The international crisis is not just a business issue. What's happening is remarkably like the conditions which gave rise to mass human misery during the 1930s.

The ostrich mentality is not just a Key trait.

Behind the scenes Finance Minister Michael Cullen is telling worried business people that it is just too volatile right now for the Government to judge an appropriate response.

Cullen knows tax revenues have already been hammered through three successive quarters of economic recession. But this is nothing compared with what's coming down the track as Kiwi companies corralled by the current credit lines squeeze reverse investment plans and switch into headcount reduction mode.

But take a look across the ditch, Michael. Labor Prime Minister Kevin Rudd is already into full-scale Keynesian pump priming. Rudd is mounting a raid on Australia's multibillion-dollar infrastructure fund in an attempt to stave off the full effects of the global financial crisis.

He's not going to dole out the cash directly to hard-pressed Aussies. Rather he will use it to bring forward a raft of infrastructure projects which will spark growth and employment.

Red tape is being slashed so more companies can join Government in investing in public-private partnerships in roading and elsewhere.

A crackdown is also planned on unscrupulous lenders who might use the credit crunch to do homeowners out of their investments.

Like Helen Clark and Key here (and Cullen), Rudd initially focused on reassuring Australian punters their banking system was sound. He's now had the reality check.

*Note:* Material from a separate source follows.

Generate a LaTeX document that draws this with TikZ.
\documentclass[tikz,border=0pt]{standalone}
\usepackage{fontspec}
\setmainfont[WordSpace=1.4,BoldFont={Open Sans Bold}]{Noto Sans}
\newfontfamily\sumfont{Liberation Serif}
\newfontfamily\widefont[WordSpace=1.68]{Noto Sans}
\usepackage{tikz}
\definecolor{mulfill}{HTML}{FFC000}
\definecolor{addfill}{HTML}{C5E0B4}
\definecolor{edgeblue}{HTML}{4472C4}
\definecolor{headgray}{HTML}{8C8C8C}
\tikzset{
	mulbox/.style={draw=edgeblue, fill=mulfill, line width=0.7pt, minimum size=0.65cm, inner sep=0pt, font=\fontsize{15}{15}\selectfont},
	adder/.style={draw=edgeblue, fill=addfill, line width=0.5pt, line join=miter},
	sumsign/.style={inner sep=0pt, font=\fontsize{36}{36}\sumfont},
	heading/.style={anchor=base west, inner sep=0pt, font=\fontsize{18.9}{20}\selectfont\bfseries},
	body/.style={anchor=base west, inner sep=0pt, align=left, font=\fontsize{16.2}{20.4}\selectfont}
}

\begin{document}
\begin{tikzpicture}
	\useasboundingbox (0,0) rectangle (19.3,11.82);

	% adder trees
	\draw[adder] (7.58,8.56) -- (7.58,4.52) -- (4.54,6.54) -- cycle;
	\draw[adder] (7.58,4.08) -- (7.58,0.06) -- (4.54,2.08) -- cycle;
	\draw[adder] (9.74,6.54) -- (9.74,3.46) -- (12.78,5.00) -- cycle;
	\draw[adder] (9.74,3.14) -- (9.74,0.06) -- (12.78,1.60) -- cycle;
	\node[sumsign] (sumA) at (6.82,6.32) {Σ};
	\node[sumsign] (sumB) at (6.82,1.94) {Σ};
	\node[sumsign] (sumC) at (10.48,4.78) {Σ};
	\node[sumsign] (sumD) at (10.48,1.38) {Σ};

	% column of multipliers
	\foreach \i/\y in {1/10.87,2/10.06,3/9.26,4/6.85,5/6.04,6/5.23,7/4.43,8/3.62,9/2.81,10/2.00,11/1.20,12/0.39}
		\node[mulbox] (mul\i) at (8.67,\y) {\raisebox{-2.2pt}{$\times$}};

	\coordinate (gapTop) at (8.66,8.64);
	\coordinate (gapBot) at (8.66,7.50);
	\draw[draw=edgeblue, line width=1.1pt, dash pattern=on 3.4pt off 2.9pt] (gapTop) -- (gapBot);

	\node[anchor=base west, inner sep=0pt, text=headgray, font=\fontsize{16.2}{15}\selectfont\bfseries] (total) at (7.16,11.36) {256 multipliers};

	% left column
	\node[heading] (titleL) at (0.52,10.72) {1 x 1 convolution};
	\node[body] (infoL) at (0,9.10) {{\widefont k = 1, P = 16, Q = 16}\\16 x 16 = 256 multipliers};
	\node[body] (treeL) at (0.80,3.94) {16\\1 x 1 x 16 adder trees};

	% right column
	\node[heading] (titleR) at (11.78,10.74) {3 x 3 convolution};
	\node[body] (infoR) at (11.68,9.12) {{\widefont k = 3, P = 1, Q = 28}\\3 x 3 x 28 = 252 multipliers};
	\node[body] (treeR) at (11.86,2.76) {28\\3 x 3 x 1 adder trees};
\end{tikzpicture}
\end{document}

If Key and Clark believe they can get through this campaign without directly confronting the issues they are reckoning without the Peters factor. The current international conditions provide an all too easy platform from which the New Zealand First leader can milk valid worries - particularly those of the elderly.

He launches his campaign at Auckland's Waipuna Lodge tomorrow. It will be a typically Peters show: Maori superstar John Rowles crooning old favourites and Peters mining proven themes.

Peters' old favourites, the winebox villains, are not likely to feature much in the campaign rhetoric, apart from his claims that they are somehow linked to a conspiracy to reveal his party has been a major beneficiary of secret big-business donations.

There is real anger out there in voting land. Those that put their savings in the Petricevic and Bryers companies are not alone. Plenty of retirees who lost a good deal of their savings in the finance companies' implosion will not be able to make up the balance again.

We are not alone in seeking answers to this crisis which will see much overstretched bad loans and reckless lending exposed in coming months. But we are alone in not seeking solutions. Pathetic really.